Print exactly the lines from the first one down to the line that contains "y_ticks = list(range(0, 20, 2))", both included, and skip the pictures.

-- BEGIN MATERIAL PROVIDED --

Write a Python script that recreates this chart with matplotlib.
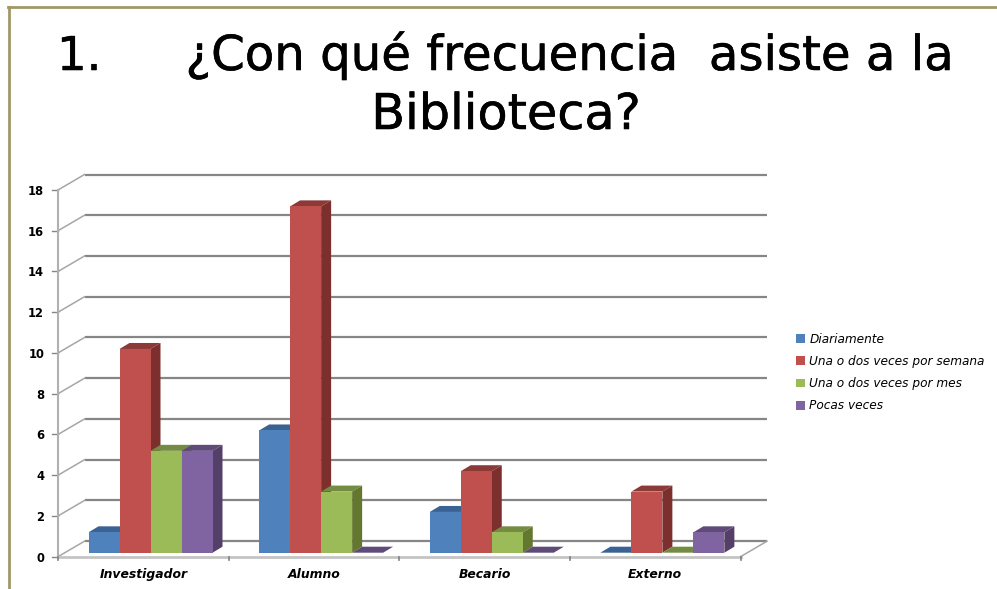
import matplotlib
matplotlib.use("Agg")
import matplotlib.pyplot as plt
import matplotlib.patheffects as pe
from matplotlib.patches import Polygon
from matplotlib.lines import Line2D

categories = ["Investigador", "Alumno", "Becario", "Externo"]
series_names = ["Diariamente", "Una o dos veces por semana", "Una o dos veces por mes", "Pocas veces"]
diariamente = [1, 6, 2, 0]
semanal = [10, 17, 4, 3]
mensual = [5, 3, 1, 0]
pocas = [5, 0, 0, 1]
series = [diariamente, semanal, mensual, pocas]
y_ticks = list(range(0, 20, 2))

front = ["#4F81BD", "#C0504D", "#9BBB59", "#8064A2"]
top = ["#3A6292", "#8C3A38", "#738C42", "#5F4A7A"]
side = ["#3A6292", "#7C2F2D", "#64772F", "#543F68"]

W, H = 997, 589
fig = plt.figure(figsize=(W / 100, H / 100), dpi=100, facecolor="white")
X0, X1, Y0, Y18 = 58, 740.5, 556.7, 190
ax = fig.add_axes([X0 / W, 1 - Y0 / H, (X1 - X0) / W, (Y0 - Y18) / H])
ax.set_xlim(0, 4)
ax.set_ylim(0, 18)
ax.patch.set_visible(False)
for s in ax.spines.values():
    s.set_visible(False)

ux = (X1 - X0) / 4      # px per category
uy = (Y0 - Y18) / 18    # px per value
dX, dY = 26.5 / ux, 15.5 / uy   # wall depth
bx, by = 10 / ux, 6 / uy        # bar depth
lift = 4 / uy                   # bar base above the front floor edge
bw = 31 / ux
start = 30.5 / ux

# walls
for v in y_ticks:
    ax.plot([dX, 4 + dX], [v + dY] * 2, color="#868686", lw=1.6, clip_on=False, zorder=1,
            solid_capstyle="butt")
    ax.plot([0, dX], [v, v + dY], color="#A6A6A6", lw=1.1, clip_on=False, zorder=1)
    ax.plot([-6 / ux, 0], [v, v], color="#868686", lw=1.0, clip_on=False, zorder=1)
ax.plot([0, 0], [0, 18], color="#B0B0B0", lw=1.5, clip_on=False, zorder=2)
ax.plot([0, 4], [0, 0], color="#C4C4C4", lw=2, clip_on=False, zorder=2)
ax.plot([4, 4 + dX], [0, dY], color="#A6A6A6", lw=1.1, clip_on=False, zorder=2)
for i in range(5):
    ax.plot([i, i], [0, -3.5 / uy], color="#808080", lw=1.2, clip_on=False, zorder=2)

# bars
z = 3
for c in range(len(categories)):
    for s in range(len(series)):
        v = series[s][c]
        x = c + start + s * bw
        b = lift
        t = lift + v
        ax.add_patch(Polygon([(x, t), (x + bx, t + by), (x + bw + bx, t + by), (x + bw, t)],
                             closed=True, fc=top[s], ec="none", zorder=z, clip_on=False))
        if v > 0:
            ax.add_patch(Polygon([(x + bw, b), (x + bw + bx, b + by), (x + bw + bx, t + by), (x + bw, t)],
                                 closed=True, fc=side[s], ec="none", zorder=z, clip_on=False))
            ax.bar(x, v, bw, bottom=b, align="edge", color=front[s], zorder=z + 0.5, clip_on=False)
        z += 1

ax.set_xticks([i + 0.5 for i in range(4)])
ax.set_xticklabels(categories, fontsize=8.9, fontweight="bold", fontstyle="italic", family="DejaVu Sans")
ax.set_yticks(y_ticks)
ax.set_yticklabels([str(v) for v in y_ticks], fontsize=8.3, fontweight="bold", family="DejaVu Sans")
ax.tick_params(axis="both", length=0)
ax.tick_params(axis="x", pad=8)
ax.tick_params(axis="y", pad=10)

handles = [Polygon([(0, 0)], closed=True, fc=front[i], ec="none") for i in range(4)]
fig.legend(handles, series_names, loc="upper left", bbox_to_anchor=(796 / W, 1 - 333 / H),
           bbox_transform=fig.transFigure, frameon=False, ncol=1,
           prop={"family": "DejaVu Sans", "style": "italic", "size": 8.75},
           handlelength=0.74, handleheight=0.74, handletextpad=0.35, labelspacing=0.75,
           borderpad=0, borderaxespad=0)

# title
bold = [pe.withStroke(linewidth=0.4, foreground="black")]
fig.text(57 / W, 1 - 70 / H, "1.", fontsize=33.5, family="DejaVu Sans", color="black",
         va="baseline", path_effects=bold)
fig.text(569 / W, 1 - 70 / H, "¿Con qué frecuencia  asiste a la", fontsize=34.7, family="DejaVu Sans",
         color="black", va="baseline", ha="center", path_effects=bold)
fig.text(506 / W, 1 - 129 / H, "Biblioteca?", fontsize=35.5, family="DejaVu Sans", color="black",
         va="baseline", ha="center", path_effects=bold)

# slide border
border = "#A09868"
fig.add_artist(Line2D([9 / W, 9 / W], [0, 1 - 6.5 / H], color=border, lw=2, transform=fig.transFigure))
fig.add_artist(Line2D([8 / W, 1], [1 - 6.5 / H] * 2, color=border, lw=2, transform=fig.transFigure))

fig.savefig("out.png", dpi=100, facecolor="white")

-- END MATERIAL PROVIDED --

» EXPECTED ANSWER
Write a Python script that recreates this chart with matplotlib.
import matplotlib
matplotlib.use("Agg")
import matplotlib.pyplot as plt
import matplotlib.patheffects as pe
from matplotlib.patches import Polygon
from matplotlib.lines import Line2D

categories = ["Investigador", "Alumno", "Becario", "Externo"]
series_names = ["Diariamente", "Una o dos veces por semana", "Una o dos veces por mes", "Pocas veces"]
diariamente = [1, 6, 2, 0]
semanal = [10, 17, 4, 3]
mensual = [5, 3, 1, 0]
pocas = [5, 0, 0, 1]
series = [diariamente, semanal, mensual, pocas]
y_ticks = list(range(0, 20, 2))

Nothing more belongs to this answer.